Consideration of asymptomatic cases is another crucial and essential criterion for a COVID-19 epidemiological model. Models, which incorporate asymptomatic cases consider a part of the infected cases to be asymptomatic with no identifiable symptoms and are probably undetected. This fraction of the infected patients undergoes natural recovery over a period of time27,41,42. A similar approach is employed in our model. Infected cases are considered to be part of one of the three classes: (i) asymptomatic, (ii) symptomatic with moderate and (ii) symptomatic with severe symptoms. Few models treated a constant fraction of infected cases as asymptomatic, which is determined by model optimization. These asymptomatic cases can remain asymptomatic until recovery or may show symptoms over time42.

Conclusions

We have developed a hybrid SEIQR model by incorporating several adaptations for COVID-19 disease, testing protocols, current quarantine, and lockdown regulations. In our approach to the model, several assumptions and simplifications were imposed to account for the following: (i) The government imposed lockdown regulations were represented through over-simplified metrics from openly available reports, (ii) The role of hospitals in controlling mortality rate, allocation and availability of equipment in hospitals, the effect of viral strains in disease transmission and mortality rate were not factorized into the model and (iii) only part of the parameters was optimized, and the rest were considered constants based on the literature to ease parameter optimization.

Despite the limitations, our model captured the essence of the quarantine, lockdown and movement of infected between the regions.
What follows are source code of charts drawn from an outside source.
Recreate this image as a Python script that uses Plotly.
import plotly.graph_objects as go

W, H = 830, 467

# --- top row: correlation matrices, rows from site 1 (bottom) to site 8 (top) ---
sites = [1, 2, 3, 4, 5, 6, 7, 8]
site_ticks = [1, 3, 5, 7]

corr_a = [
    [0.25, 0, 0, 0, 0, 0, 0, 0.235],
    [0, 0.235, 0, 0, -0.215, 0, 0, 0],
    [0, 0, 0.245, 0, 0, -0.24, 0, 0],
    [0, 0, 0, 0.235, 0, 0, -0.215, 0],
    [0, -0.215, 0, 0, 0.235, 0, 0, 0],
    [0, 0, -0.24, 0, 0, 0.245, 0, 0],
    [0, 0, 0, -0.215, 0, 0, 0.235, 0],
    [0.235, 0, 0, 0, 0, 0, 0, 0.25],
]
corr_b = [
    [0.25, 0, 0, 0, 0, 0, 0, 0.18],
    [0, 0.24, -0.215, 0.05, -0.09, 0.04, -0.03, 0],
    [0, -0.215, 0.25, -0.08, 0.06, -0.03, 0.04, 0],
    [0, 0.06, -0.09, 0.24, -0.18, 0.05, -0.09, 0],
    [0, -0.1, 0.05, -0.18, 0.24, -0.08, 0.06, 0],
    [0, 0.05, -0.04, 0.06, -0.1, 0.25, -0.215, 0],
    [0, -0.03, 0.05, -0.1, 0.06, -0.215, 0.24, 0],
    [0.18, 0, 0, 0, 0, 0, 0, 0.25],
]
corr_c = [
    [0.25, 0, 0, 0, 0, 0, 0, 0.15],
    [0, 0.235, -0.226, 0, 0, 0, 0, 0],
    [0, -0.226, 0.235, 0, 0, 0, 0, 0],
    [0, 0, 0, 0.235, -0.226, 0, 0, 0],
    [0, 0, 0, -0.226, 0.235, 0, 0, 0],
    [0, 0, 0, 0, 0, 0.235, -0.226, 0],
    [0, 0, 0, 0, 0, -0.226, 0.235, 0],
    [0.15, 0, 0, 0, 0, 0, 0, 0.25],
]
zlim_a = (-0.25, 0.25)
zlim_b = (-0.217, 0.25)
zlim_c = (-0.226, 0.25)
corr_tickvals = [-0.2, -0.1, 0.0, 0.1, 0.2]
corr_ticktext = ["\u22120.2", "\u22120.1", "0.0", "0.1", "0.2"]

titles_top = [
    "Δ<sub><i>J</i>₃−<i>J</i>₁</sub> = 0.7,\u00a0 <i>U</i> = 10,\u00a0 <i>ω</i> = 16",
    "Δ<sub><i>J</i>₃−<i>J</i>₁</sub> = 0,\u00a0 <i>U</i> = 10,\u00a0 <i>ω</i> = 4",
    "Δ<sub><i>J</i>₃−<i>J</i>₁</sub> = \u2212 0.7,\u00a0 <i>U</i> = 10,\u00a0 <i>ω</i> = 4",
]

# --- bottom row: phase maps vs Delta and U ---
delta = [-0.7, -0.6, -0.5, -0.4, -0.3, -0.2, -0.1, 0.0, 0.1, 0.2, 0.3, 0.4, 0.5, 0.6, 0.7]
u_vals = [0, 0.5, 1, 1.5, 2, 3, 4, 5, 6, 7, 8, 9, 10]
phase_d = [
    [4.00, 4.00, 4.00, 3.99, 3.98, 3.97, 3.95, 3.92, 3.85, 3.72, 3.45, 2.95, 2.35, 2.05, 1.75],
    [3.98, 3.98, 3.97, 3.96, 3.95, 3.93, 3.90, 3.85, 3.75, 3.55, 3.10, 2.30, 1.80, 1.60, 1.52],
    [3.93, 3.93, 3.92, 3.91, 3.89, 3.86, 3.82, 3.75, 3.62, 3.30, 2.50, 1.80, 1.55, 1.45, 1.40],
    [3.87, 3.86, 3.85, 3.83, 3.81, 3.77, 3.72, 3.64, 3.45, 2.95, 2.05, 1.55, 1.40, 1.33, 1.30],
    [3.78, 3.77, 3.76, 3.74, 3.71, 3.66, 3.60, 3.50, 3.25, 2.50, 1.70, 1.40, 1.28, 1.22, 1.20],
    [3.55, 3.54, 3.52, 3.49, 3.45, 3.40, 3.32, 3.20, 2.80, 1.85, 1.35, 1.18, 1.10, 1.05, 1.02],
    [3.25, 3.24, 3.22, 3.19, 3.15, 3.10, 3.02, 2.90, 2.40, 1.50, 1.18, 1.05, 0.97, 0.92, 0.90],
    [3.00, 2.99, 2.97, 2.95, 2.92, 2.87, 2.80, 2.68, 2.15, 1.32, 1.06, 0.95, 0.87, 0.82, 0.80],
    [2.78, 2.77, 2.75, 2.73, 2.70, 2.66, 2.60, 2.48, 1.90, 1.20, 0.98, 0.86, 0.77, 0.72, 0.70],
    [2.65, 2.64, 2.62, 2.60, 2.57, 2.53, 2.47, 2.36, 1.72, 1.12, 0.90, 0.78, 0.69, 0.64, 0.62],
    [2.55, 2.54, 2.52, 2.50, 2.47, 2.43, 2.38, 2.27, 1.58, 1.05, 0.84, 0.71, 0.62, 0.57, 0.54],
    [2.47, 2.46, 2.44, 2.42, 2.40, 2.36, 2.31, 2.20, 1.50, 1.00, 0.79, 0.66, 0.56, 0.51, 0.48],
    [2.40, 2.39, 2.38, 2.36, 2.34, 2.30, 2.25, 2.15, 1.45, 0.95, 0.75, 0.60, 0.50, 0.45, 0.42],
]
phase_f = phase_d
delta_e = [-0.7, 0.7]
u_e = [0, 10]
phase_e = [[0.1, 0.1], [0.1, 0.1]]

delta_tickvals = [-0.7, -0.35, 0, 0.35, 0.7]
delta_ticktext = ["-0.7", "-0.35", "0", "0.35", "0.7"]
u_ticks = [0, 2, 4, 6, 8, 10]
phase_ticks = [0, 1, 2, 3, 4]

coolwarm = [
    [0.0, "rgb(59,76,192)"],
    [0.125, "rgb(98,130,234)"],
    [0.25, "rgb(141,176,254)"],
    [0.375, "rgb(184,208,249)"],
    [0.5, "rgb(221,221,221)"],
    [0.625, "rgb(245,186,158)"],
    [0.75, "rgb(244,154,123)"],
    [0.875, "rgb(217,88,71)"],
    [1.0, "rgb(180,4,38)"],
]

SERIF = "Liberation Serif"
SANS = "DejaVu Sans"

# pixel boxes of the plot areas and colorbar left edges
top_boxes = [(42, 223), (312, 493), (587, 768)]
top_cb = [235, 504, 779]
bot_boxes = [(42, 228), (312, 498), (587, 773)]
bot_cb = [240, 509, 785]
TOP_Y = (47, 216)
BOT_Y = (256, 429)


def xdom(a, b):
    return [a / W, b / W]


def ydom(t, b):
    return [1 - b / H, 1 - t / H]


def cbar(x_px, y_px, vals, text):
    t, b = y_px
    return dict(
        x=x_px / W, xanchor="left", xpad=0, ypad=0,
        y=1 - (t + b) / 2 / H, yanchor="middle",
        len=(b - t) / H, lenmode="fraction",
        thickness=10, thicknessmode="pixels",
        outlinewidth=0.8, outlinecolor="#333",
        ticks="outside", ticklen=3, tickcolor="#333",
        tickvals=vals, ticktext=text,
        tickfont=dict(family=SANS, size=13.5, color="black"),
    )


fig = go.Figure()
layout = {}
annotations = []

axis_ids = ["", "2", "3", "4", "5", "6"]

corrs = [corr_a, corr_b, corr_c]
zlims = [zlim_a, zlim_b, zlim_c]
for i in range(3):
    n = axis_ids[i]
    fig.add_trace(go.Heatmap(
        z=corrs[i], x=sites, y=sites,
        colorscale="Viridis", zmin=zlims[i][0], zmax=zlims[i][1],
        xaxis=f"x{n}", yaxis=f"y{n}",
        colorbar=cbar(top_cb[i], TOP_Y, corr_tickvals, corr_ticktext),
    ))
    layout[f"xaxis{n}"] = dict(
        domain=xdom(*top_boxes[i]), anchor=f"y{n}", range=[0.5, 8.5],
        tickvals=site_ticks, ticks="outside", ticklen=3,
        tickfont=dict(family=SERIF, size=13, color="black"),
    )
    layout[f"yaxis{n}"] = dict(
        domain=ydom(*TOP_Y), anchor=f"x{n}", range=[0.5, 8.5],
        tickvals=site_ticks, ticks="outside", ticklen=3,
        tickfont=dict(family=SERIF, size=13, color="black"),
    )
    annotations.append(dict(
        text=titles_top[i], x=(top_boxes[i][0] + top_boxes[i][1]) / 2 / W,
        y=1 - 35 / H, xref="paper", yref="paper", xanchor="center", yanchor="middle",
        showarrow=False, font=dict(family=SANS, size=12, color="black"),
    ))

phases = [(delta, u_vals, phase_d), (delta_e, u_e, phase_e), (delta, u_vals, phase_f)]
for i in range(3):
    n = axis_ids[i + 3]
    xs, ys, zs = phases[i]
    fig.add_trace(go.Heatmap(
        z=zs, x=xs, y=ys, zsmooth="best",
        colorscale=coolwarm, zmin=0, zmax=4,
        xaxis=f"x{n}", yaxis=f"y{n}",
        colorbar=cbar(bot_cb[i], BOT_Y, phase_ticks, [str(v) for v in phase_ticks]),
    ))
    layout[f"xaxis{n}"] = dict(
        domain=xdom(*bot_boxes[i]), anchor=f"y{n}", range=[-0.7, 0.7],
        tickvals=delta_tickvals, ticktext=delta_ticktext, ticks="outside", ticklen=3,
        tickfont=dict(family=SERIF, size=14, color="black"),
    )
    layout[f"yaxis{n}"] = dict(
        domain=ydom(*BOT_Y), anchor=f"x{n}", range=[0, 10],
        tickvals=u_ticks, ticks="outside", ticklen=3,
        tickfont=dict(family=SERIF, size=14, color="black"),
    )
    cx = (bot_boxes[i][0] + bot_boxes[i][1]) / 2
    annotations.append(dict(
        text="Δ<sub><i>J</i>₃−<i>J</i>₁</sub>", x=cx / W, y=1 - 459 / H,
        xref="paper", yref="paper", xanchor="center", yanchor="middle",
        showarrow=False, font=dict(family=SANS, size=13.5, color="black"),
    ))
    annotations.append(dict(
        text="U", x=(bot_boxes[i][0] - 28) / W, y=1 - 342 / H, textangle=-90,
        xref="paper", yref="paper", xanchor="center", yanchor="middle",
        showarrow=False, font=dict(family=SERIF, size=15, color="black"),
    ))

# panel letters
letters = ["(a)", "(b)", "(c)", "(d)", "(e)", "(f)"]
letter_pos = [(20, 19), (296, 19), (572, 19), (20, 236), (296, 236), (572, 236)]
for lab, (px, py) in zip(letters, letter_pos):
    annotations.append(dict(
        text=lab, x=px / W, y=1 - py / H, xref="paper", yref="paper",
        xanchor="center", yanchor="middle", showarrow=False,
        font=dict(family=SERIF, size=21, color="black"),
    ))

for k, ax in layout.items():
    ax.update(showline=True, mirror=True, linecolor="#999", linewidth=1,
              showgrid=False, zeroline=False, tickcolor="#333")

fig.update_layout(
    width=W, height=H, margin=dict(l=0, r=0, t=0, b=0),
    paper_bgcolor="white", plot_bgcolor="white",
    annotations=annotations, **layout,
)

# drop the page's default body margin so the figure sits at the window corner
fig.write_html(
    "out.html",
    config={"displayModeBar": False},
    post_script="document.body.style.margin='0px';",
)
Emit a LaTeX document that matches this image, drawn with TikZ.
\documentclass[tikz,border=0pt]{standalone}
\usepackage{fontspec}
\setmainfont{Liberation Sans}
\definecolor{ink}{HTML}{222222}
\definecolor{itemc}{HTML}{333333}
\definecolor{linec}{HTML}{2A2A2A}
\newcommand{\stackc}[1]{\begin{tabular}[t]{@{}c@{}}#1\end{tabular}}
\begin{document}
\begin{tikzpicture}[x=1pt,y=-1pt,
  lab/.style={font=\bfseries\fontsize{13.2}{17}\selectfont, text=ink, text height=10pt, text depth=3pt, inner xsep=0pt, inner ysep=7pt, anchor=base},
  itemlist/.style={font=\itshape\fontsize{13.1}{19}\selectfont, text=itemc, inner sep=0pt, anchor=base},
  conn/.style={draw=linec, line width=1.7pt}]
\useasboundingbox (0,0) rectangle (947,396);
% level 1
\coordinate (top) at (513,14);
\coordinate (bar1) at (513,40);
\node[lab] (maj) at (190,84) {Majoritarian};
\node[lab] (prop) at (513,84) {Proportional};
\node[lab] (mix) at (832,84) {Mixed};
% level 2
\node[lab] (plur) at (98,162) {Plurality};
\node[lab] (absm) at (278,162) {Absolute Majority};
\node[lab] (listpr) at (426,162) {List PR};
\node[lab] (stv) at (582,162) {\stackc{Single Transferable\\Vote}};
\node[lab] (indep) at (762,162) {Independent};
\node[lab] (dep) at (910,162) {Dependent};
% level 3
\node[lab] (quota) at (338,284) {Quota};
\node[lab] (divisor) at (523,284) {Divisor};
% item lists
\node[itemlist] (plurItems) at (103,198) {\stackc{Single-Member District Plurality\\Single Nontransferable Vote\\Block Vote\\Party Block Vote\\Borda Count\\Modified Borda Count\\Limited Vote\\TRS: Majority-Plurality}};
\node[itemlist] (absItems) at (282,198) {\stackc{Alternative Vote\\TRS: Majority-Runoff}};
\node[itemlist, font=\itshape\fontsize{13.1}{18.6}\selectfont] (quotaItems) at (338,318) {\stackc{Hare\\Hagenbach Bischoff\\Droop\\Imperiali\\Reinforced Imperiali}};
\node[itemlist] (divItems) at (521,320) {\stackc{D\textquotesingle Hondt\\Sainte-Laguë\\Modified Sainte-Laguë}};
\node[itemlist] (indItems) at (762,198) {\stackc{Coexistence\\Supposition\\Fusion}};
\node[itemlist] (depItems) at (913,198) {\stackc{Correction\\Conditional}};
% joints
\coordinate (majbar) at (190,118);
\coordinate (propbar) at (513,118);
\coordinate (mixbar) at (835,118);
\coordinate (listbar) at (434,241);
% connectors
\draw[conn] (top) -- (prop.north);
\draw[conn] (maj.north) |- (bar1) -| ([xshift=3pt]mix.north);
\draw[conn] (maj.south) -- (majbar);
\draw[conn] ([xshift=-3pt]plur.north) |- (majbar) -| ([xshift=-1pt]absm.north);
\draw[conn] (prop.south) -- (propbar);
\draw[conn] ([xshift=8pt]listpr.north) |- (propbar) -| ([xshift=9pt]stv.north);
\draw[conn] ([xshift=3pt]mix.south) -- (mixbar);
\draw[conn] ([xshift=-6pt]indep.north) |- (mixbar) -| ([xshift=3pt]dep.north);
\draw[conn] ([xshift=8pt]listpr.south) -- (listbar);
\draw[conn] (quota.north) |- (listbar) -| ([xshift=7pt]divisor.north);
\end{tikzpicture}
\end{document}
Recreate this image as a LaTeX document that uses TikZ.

The model was developed with minimal dependency using core python libraries and is available as a webserver at https://web.iitm.ac.in/bioinfo2/covid19hyseiqr/home. The model is highly customizable and can be adapted to further modifications. The inclusion of network topology of administrative divisions in India and the effects of viral strains would benefit the community to a greater extent.

Ethics declarations

No experiments on Human or Animals were conducted as part of the study. All data used in the study were collected from openly available repositories.